The most aggressive goals were set for the power electronics, the motor and generator inverters and rectifier, and the DC-DC converters, and also for the thermal management. Another aggressive metric was set for the Pulse Forming Network (PFN), which had to be reduced by more than half of its current size in order to install it in the vehicle. Improvement in both the power converters and the PFN hinged on the maturation of wide bandgap (WBG) materials such as SiC. This material provides the capability to build converters that operate at high temperature, high frequency (50-100 kHz), and higher efficiency.
In a combat vehicle, there are three main users of continuous power: mobility, thermal management, and silent watch. Power is supplied to most of the mobility and thermal loads from the prime mover (the engine), whereas the silent watch is solely supplied from the energy storage (a battery bank), which is also recharged from the engine driven generator. For optimum performance, the power is split between engine and battery for either best fuel efficiency or burst power, according to the specified vehicle duty cycle.
Military vehicles must have the capacity to operate anywhere in the world, under extreme environmental conditions, from the frigid temperatures of the Arctic, to the intense heat of the deserts, and from hard rocky and paved roads, to hilly and soft soil. They must withstand the vibration, shock, and violent twisting experienced during crosscountry travel over rough terrain, and they must be able to operate for long periods of time with very little or no maintenance. However, there are additional requirements that are changing the whole philosophy of vehicle design. Future vehicles must be lighter, faster, and more deployable, but at the same time, more lethal and more survivable.
For a 20-ton vehicle, the power required to meet the acceleration, top speed, and gradeability requirements at 10 kph is about 400-500 kW. In a hybrid electric vehicle, the engine provides most of that power. The engine is normally programmed to operate within the band of optimum efficiency on its fuel map. Boost power for transient operation is supplemented by the stored energy from the battery pack. Thus, for propulsion, a relatively small energy storage system would be sufficient.

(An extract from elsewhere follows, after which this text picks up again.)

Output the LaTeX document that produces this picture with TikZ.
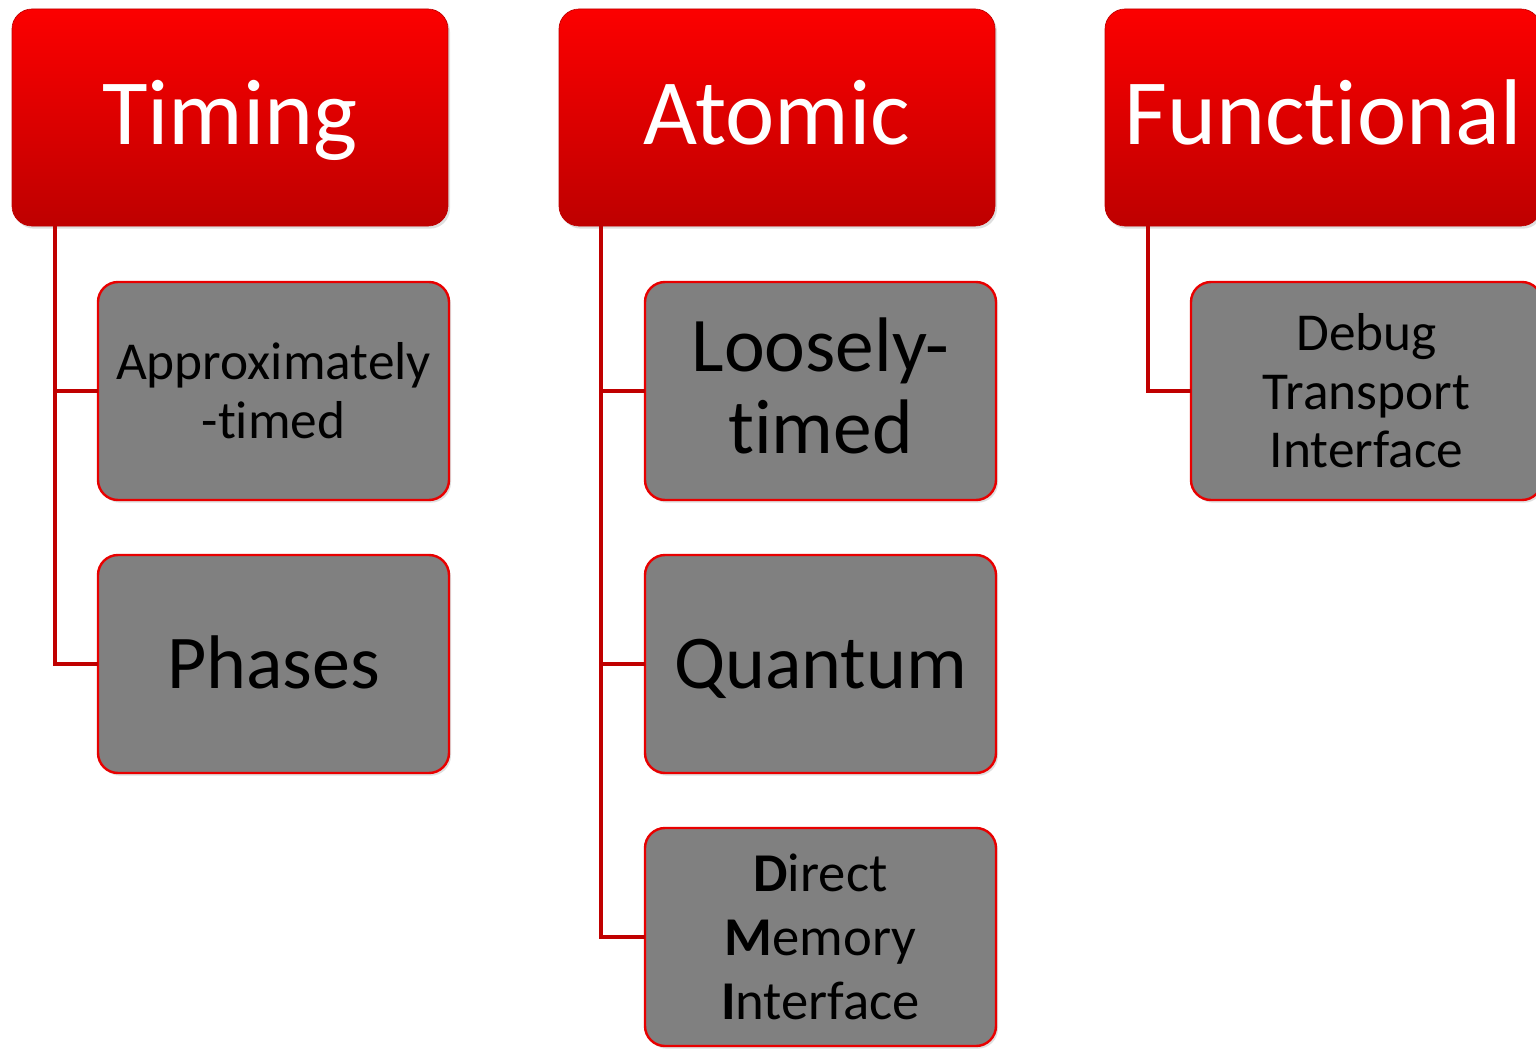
\documentclass[tikz,border=0pt]{standalone}
\usepackage{fontspec}
\setmainfont{Carlito}[Ligatures=NoCommon]
\usepackage{xcolor}
\usetikzlibrary{shadows}

\definecolor{hdtop}{RGB}{252,0,0}
\definecolor{hdbot}{RGB}{190,0,0}
\definecolor{linkred}{RGB}{192,0,0}
\definecolor{boxgray}{RGB}{128,128,128}
\definecolor{boxline}{RGB}{232,0,0}

\tikzset{
  headbox/.style={rounded corners=15pt, top color=hdtop, bottom color=hdbot, draw=hdbot,
    line width=0.5pt, minimum width=327pt, minimum height=162.75pt, inner sep=0pt, outer sep=0pt,
    text=white, font=\fontsize{70}{84}\selectfont, text height=45pt, text depth=4pt,
    drop shadow={opacity=0.25, shadow xshift=1.5pt, shadow yshift=-2pt}},
  subbox/.style={rounded corners=15pt, fill=boxgray, draw=boxline, line width=1.8pt,
    minimum width=263.25pt, minimum height=163.5pt, inner sep=0pt, outer sep=0pt,
    align=center, text=black,
    drop shadow={opacity=0.25, shadow xshift=1.5pt, shadow yshift=-2pt}},
  link/.style={draw=linkred, line width=3pt}
}

\begin{document}
\begin{tikzpicture}[x=0.75pt,y=0.75pt,yscale=-1,xscale=1]

\useasboundingbox (0,0) rectangle (1536,1049);

% connectors
\coordinate (tleg) at (55,226);
\coordinate (aleg) at (601,226);
\coordinate (fleg) at (1148,226);

% headers
\node [headbox] (tim) at (230,117.5) {Timing};
\node [headbox] (atom) at (777,117.5) {Atomic};
\node [headbox] (func) at (1323,117.5) {Functional};

% children
\node [subbox, font=\fontsize{40}{44}\selectfont] (approx) at (273.5,391) {Approximately\\-timed};
\node [subbox, font=\fontsize{57}{61}\selectfont, text height=37pt, text depth=0pt] (phases) at (273.5,664) {Phases};
\node [subbox, font=\fontsize{58}{61.5}\selectfont, text depth=8pt] (loose) at (820.5,391) {Loosely-\\timed};
\node [subbox, font=\fontsize{57}{61}\selectfont, text height=37pt, text depth=0pt] (quant) at (820.5,664) {Quantum};
\node [subbox, font=\fontsize{41}{48}\selectfont] (dmi) at (820.5,937) {\textbf{D}irect\\\textbf{M}emory\\\textbf{I}nterface};
\node [subbox, font=\fontsize{40}{44}\selectfont] (dti) at (1366.5,391) {Debug\\Transport\\Interface};

\draw [link] (tleg) |- (approx.west);
\draw [link] (tleg) |- (phases.west);
\draw [link] (aleg) |- (loose.west);
\draw [link] (aleg) |- (quant.west);
\draw [link] (aleg) |- (dmi.west);
\draw [link] (fleg) |- (dti.west);

\end{tikzpicture}
\end{document}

Requirements such as acceleration, top vehicle speed, steering at large radii, and cross-country speed depend on the available horsepower from the prime mover and the energy storage device (batteries) getting to the sprockets or wheels when needed for the various vehicle mobility conditions. For all vehicles, the power is transmitted from the prime mover to the wheels or sprockets according to a specific architecture, series, or parallel, depending on the application and duty cycle of the vehicle.
In the current fleet, in addition to the power demand to operate the vehicle, 10 to 15% of the generated power from the prime mover is needed for the cooling system. For a hydraulic drive using hydrokinetic or hydromechanical transmission, all of the mobility requirements are manageable. For a hybrid electric system, the situation is more complex. The cooling system of a hybrid electric vehicle with the currently available technologies can conceivably be four to six times the size of its mechanical counterpart. Consequently, high-operating-temperature components must be developed to reduce the current hybrid electric cooling requirements.
The power demand for silent watch is difficult to establish because the requirements are not well defined. However, using high-energy-density batteries such as Li-Ion, it is conceivable to have 25-30 kW-hr of energy onboard the vehicle. This amount of energy storage can support silent watch missions for a duration of two hours if the power requirements do not exceed 10 kW. The amount of energy supply must exceed the amount of energy demand by 50% to account for the system efficiency, degradation at temperature extremes, and cycle life.
High-voltage pulse power is required to power the ETC/ETI, the ETC gun, and the EMA envisioned for future hybrid electric vehicles. Intermediate energy storage for these pulse power loads is achieved through the use of high-energy-density thin-film capacitors, currently utilizing Biaxial-Oriented Polypropylene (BOPP) as the dielectric film. The total amount of energy storage required varies based on such factors as simply achieving ETI or full–blown temperature compensation (ETC), the type of propellant used, the specific armor design, the threats to be countered, and the desired safety factor. This results in intermediate energy storage from tens to hundreds of kilojoules.
The basic building block for these high-voltage pulse power systems is an extremely high-power-density (~4.5 kW/l) 150-kW pulse charger. Depending on factors such as the total amount of intermediate energy storage required, the number of rounds per minute the system is required to fire, and the required rate of recharge for the EMA, additional chargers can be added.
Directed Energy Weapons
The most likely DEW to be integrated into a vehicle platform is the Solid State Heat Capacity Laser (SSHCL), which will be integrated onto a hybrid electric ground combat vehicle in order to provide forward air defense against unmanned aerial vehicles (UAVs), helicopters, and other low-flying craft, as well as area-wide active protection against incoming threats including mortars and missiles. The system will generate a 100-kW laser output at ~10% electrical efficiency, meaning the hybrid electric vehicle will need to provide 1 MW for short durations (several seconds).
Although the power management and distribution to both types of loads is feasible within the hybrid architecture, the integration burden is extremely challenging in a 20-ton vehicle, and depends to a great extent on the pulsed load specifications. Currently, it is difficult to envision a hybrid electric combat vehicle without the development and maturation of the emerging technologies in power semiconductors and energy storage. However, in the last ten years, these technologies have progressed by more than one order of magnitude.